→ SOURCE EXCERPT
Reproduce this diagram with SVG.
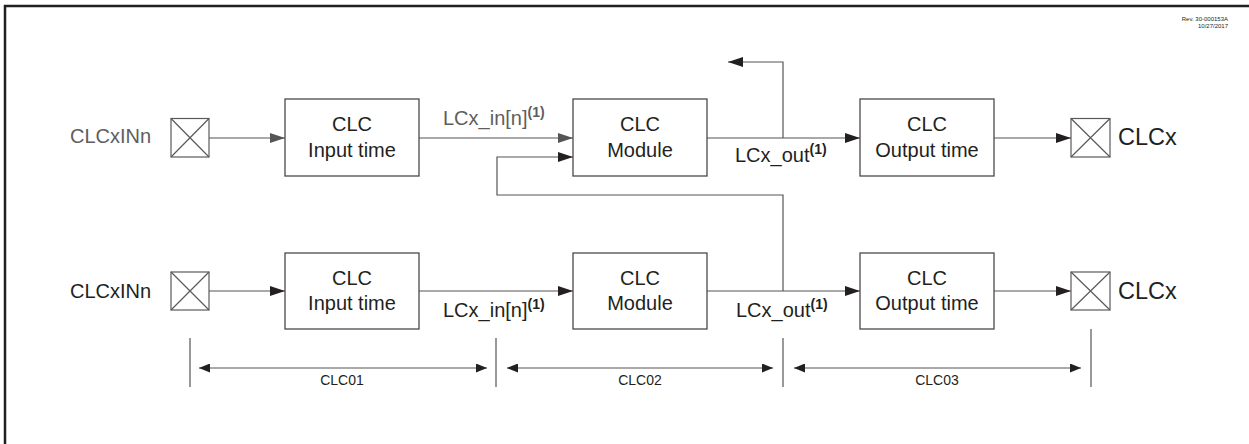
<svg xmlns="http://www.w3.org/2000/svg" width="1249" height="444" viewBox="0 0 1249 444">
<style>
text{font-family:"Liberation Sans",Arial,sans-serif;fill:#231f20}
.big{font-size:20px}
.out{font-size:23.5px}
.g{fill:#5e5e5e}
.sup{font-size:14px;font-weight:bold}
.dim{font-size:14px}
.rev{font-size:6px}
.box{fill:#fff;stroke:#4a4a4a;stroke-width:1.3}
.pin{fill:none;stroke:#5a5a5a;stroke-width:1.2}
.ln{fill:none;stroke:#555;stroke-width:1.2}
</style>
<defs>
<marker id="ah" markerUnits="userSpaceOnUse" markerWidth="15" markerHeight="10" refX="15" refY="5" orient="auto"><path d="M0,0 L15,5 L0,10 z" fill="#231f20"/></marker>
<marker id="ahg" markerUnits="userSpaceOnUse" markerWidth="15" markerHeight="10" refX="15" refY="5" orient="auto"><path d="M0,0 L15,5 L0,10 z" fill="#555"/></marker>
<marker id="da" markerUnits="userSpaceOnUse" markerWidth="11" markerHeight="9" refX="11" refY="4.5" orient="auto-start-reverse"><path d="M0,0 L11,4.5 L0,9 z" fill="#231f20"/></marker>
</defs>
<rect width="1249" height="444" fill="#fff"/>
<path d="M5,444 V6 H1249" fill="none" stroke="#231f20" stroke-width="2.5"/>
<text class="rev" x="1228" y="21" text-anchor="end">Rev. 30-000153A</text>
<text class="rev" x="1228" y="28" text-anchor="end">10/27/2017</text>

<g id="connectors">
<line class="ln" x1="209" y1="138" x2="285" y2="138" marker-end="url(#ahg)"/>
<line class="ln" x1="419" y1="138" x2="573" y2="138" marker-end="url(#ahg)"/>
<line class="ln" x1="707" y1="138" x2="860" y2="138" marker-end="url(#ah)"/>
<polyline class="ln" points="783,138 783,62 728,62" marker-end="url(#ah)"/>
<line class="ln" x1="994" y1="138" x2="1071" y2="138" marker-end="url(#ah)"/>
<polyline class="ln" points="783,291 783,195 497,195 497,157 573,157" marker-end="url(#ah)"/>
<line class="ln" x1="209" y1="291" x2="285" y2="291" marker-end="url(#ah)"/>
<line class="ln" x1="419" y1="291" x2="573" y2="291" marker-end="url(#ah)"/>
<line class="ln" x1="707" y1="291" x2="860" y2="291" marker-end="url(#ah)"/>
<line class="ln" x1="994" y1="291" x2="1071" y2="291" marker-end="url(#ah)"/>
<line class="ln" x1="190" y1="338" x2="190" y2="387"/>
<line class="ln" x1="496" y1="338" x2="496" y2="387"/>
<line class="ln" x1="783" y1="338" x2="783" y2="387"/>
<line class="ln" x1="1091" y1="329" x2="1091" y2="387"/>
<line class="ln" x1="199" y1="368" x2="487" y2="368" marker-start="url(#da)" marker-end="url(#da)"/>
<line class="ln" x1="507" y1="368" x2="773" y2="368" marker-start="url(#da)" marker-end="url(#da)"/>
<line class="ln" x1="794" y1="368" x2="1081" y2="368" marker-start="url(#da)" marker-end="url(#da)"/>
<text class="dim" x="342" y="385" text-anchor="middle">CLC01</text>
<text class="dim" x="640" y="385" text-anchor="middle">CLC02</text>
<text class="dim" x="937" y="385" text-anchor="middle">CLC03</text>
<text class="big g" x="443" y="125">LCx_in[n]<tspan class="sup" dy="-8">(1)</tspan></text>
<text class="big" x="735" y="162">LCx_out<tspan class="sup" dy="-8">(1)</tspan></text>
<text class="big" x="443" y="317">LCx_in[n]<tspan class="sup" dy="-8">(1)</tspan></text>
<text class="big" x="736" y="317">LCx_out<tspan class="sup" dy="-8">(1)</tspan></text>
</g>

<g id="in-top">
<text class="big g" x="70" y="143">CLCxINn</text>
<rect class="pin" x="171" y="118.5" width="38" height="38.5"/>
<path class="pin" d="M171,118.5 L209,157 M209,118.5 L171,157"/>
</g>
<g id="inputtime-top">
<rect class="box" x="285" y="99" width="134" height="77"/>
<text class="big" x="352" y="131" text-anchor="middle">CLC</text>
<text class="big" x="352" y="157" text-anchor="middle">Input time</text>
</g>
<g id="module-top">
<rect class="box" x="573" y="99" width="134" height="77"/>
<text class="big" x="640" y="131" text-anchor="middle">CLC</text>
<text class="big" x="640" y="157" text-anchor="middle">Module</text>
</g>
<g id="outputtime-top">
<rect class="box" x="860" y="99" width="134" height="77"/>
<text class="big" x="927" y="131" text-anchor="middle">CLC</text>
<text class="big" x="927" y="157" text-anchor="middle">Output time</text>
</g>
<g id="out-top">
<rect class="pin" x="1071" y="118.5" width="39" height="38.5"/>
<path class="pin" d="M1071,118.5 L1110,157 M1110,118.5 L1071,157"/>
<text class="out" x="1118" y="145">CLCx</text>
</g>

<g id="in-bottom">
<text class="big" x="70" y="298">CLCxINn</text>
<rect class="pin" x="171" y="272" width="38" height="38"/>
<path class="pin" d="M171,272 L209,310 M209,272 L171,310"/>
</g>
<g id="inputtime-bottom">
<rect class="box" x="285" y="253" width="134" height="76"/>
<text class="big" x="352" y="285" text-anchor="middle">CLC</text>
<text class="big" x="352" y="310" text-anchor="middle">Input time</text>
</g>
<g id="module-bottom">
<rect class="box" x="573" y="253" width="134" height="76"/>
<text class="big" x="640" y="285" text-anchor="middle">CLC</text>
<text class="big" x="640" y="310" text-anchor="middle">Module</text>
</g>
<g id="outputtime-bottom">
<rect class="box" x="860" y="253" width="134" height="76"/>
<text class="big" x="927" y="285" text-anchor="middle">CLC</text>
<text class="big" x="927" y="310" text-anchor="middle">Output time</text>
</g>
<g id="out-bottom">
<rect class="pin" x="1071" y="272" width="39" height="38"/>
<path class="pin" d="M1071,272 L1110,310 M1110,272 L1071,310"/>
<text class="out" x="1118" y="299">CLCx</text>
</g>
</svg>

→ EXERCISE TASK
Copy out every line of the material above exactly, skipping the pictures.

→ EXERCISE OUTPUT
Reproduce this diagram with SVG.
<svg xmlns="http://www.w3.org/2000/svg" width="1249" height="444" viewBox="0 0 1249 444">
<style>
text{font-family:"Liberation Sans",Arial,sans-serif;fill:#231f20}
.big{font-size:20px}
.out{font-size:23.5px}
.g{fill:#5e5e5e}
.sup{font-size:14px;font-weight:bold}
.dim{font-size:14px}
.rev{font-size:6px}
.box{fill:#fff;stroke:#4a4a4a;stroke-width:1.3}
.pin{fill:none;stroke:#5a5a5a;stroke-width:1.2}
.ln{fill:none;stroke:#555;stroke-width:1.2}
</style>
<defs>
<marker id="ah" markerUnits="userSpaceOnUse" markerWidth="15" markerHeight="10" refX="15" refY="5" orient="auto"><path d="M0,0 L15,5 L0,10 z" fill="#231f20"/></marker>
<marker id="ahg" markerUnits="userSpaceOnUse" markerWidth="15" markerHeight="10" refX="15" refY="5" orient="auto"><path d="M0,0 L15,5 L0,10 z" fill="#555"/></marker>
<marker id="da" markerUnits="userSpaceOnUse" markerWidth="11" markerHeight="9" refX="11" refY="4.5" orient="auto-start-reverse"><path d="M0,0 L11,4.5 L0,9 z" fill="#231f20"/></marker>
</defs>
<rect width="1249" height="444" fill="#fff"/>
<path d="M5,444 V6 H1249" fill="none" stroke="#231f20" stroke-width="2.5"/>
<text class="rev" x="1228" y="21" text-anchor="end">Rev. 30-000153A</text>
<text class="rev" x="1228" y="28" text-anchor="end">10/27/2017</text>

<g id="connectors">
<line class="ln" x1="209" y1="138" x2="285" y2="138" marker-end="url(#ahg)"/>
<line class="ln" x1="419" y1="138" x2="573" y2="138" marker-end="url(#ahg)"/>
<line class="ln" x1="707" y1="138" x2="860" y2="138" marker-end="url(#ah)"/>
<polyline class="ln" points="783,138 783,62 728,62" marker-end="url(#ah)"/>
<line class="ln" x1="994" y1="138" x2="1071" y2="138" marker-end="url(#ah)"/>
<polyline class="ln" points="783,291 783,195 497,195 497,157 573,157" marker-end="url(#ah)"/>
<line class="ln" x1="209" y1="291" x2="285" y2="291" marker-end="url(#ah)"/>
<line class="ln" x1="419" y1="291" x2="573" y2="291" marker-end="url(#ah)"/>
<line class="ln" x1="707" y1="291" x2="860" y2="291" marker-end="url(#ah)"/>
<line class="ln" x1="994" y1="291" x2="1071" y2="291" marker-end="url(#ah)"/>
<line class="ln" x1="190" y1="338" x2="190" y2="387"/>
<line class="ln" x1="496" y1="338" x2="496" y2="387"/>
<line class="ln" x1="783" y1="338" x2="783" y2="387"/>
<line class="ln" x1="1091" y1="329" x2="1091" y2="387"/>
<line class="ln" x1="199" y1="368" x2="487" y2="368" marker-start="url(#da)" marker-end="url(#da)"/>
<line class="ln" x1="507" y1="368" x2="773" y2="368" marker-start="url(#da)" marker-end="url(#da)"/>
<line class="ln" x1="794" y1="368" x2="1081" y2="368" marker-start="url(#da)" marker-end="url(#da)"/>
<text class="dim" x="342" y="385" text-anchor="middle">CLC01</text>
<text class="dim" x="640" y="385" text-anchor="middle">CLC02</text>
<text class="dim" x="937" y="385" text-anchor="middle">CLC03</text>
<text class="big g" x="443" y="125">LCx_in[n]<tspan class="sup" dy="-8">(1)</tspan></text>
<text class="big" x="735" y="162">LCx_out<tspan class="sup" dy="-8">(1)</tspan></text>
<text class="big" x="443" y="317">LCx_in[n]<tspan class="sup" dy="-8">(1)</tspan></text>
<text class="big" x="736" y="317">LCx_out<tspan class="sup" dy="-8">(1)</tspan></text>
</g>

<g id="in-top">
<text class="big g" x="70" y="143">CLCxINn</text>
<rect class="pin" x="171" y="118.5" width="38" height="38.5"/>
<path class="pin" d="M171,118.5 L209,157 M209,118.5 L171,157"/>
</g>
<g id="inputtime-top">
<rect class="box" x="285" y="99" width="134" height="77"/>
<text class="big" x="352" y="131" text-anchor="middle">CLC</text>
<text class="big" x="352" y="157" text-anchor="middle">Input time</text>
</g>
<g id="module-top">
<rect class="box" x="573" y="99" width="134" height="77"/>
<text class="big" x="640" y="131" text-anchor="middle">CLC</text>
<text class="big" x="640" y="157" text-anchor="middle">Module</text>
</g>
<g id="outputtime-top">
<rect class="box" x="860" y="99" width="134" height="77"/>
<text class="big" x="927" y="131" text-anchor="middle">CLC</text>
<text class="big" x="927" y="157" text-anchor="middle">Output time</text>
</g>
<g id="out-top">
<rect class="pin" x="1071" y="118.5" width="39" height="38.5"/>
<path class="pin" d="M1071,118.5 L1110,157 M1110,118.5 L1071,157"/>
<text class="out" x="1118" y="145">CLCx</text>
</g>

<g id="in-bottom">
<text class="big" x="70" y="298">CLCxINn</text>
<rect class="pin" x="171" y="272" width="38" height="38"/>
<path class="pin" d="M171,272 L209,310 M209,272 L171,310"/>
</g>
<g id="inputtime-bottom">
<rect class="box" x="285" y="253" width="134" height="76"/>
<text class="big" x="352" y="285" text-anchor="middle">CLC</text>
<text class="big" x="352" y="310" text-anchor="middle">Input time</text>
</g>
<g id="module-bottom">
<rect class="box" x="573" y="253" width="134" height="76"/>
<text class="big" x="640" y="285" text-anchor="middle">CLC</text>
<text class="big" x="640" y="310" text-anchor="middle">Module</text>
</g>
<g id="outputtime-bottom">
<rect class="box" x="860" y="253" width="134" height="76"/>
<text class="big" x="927" y="285" text-anchor="middle">CLC</text>
<text class="big" x="927" y="310" text-anchor="middle">Output time</text>
</g>
<g id="out-bottom">
<rect class="pin" x="1071" y="272" width="39" height="38"/>
<path class="pin" d="M1071,272 L1110,310 M1110,272 L1071,310"/>
<text class="out" x="1118" y="299">CLCx</text>
</g>
</svg>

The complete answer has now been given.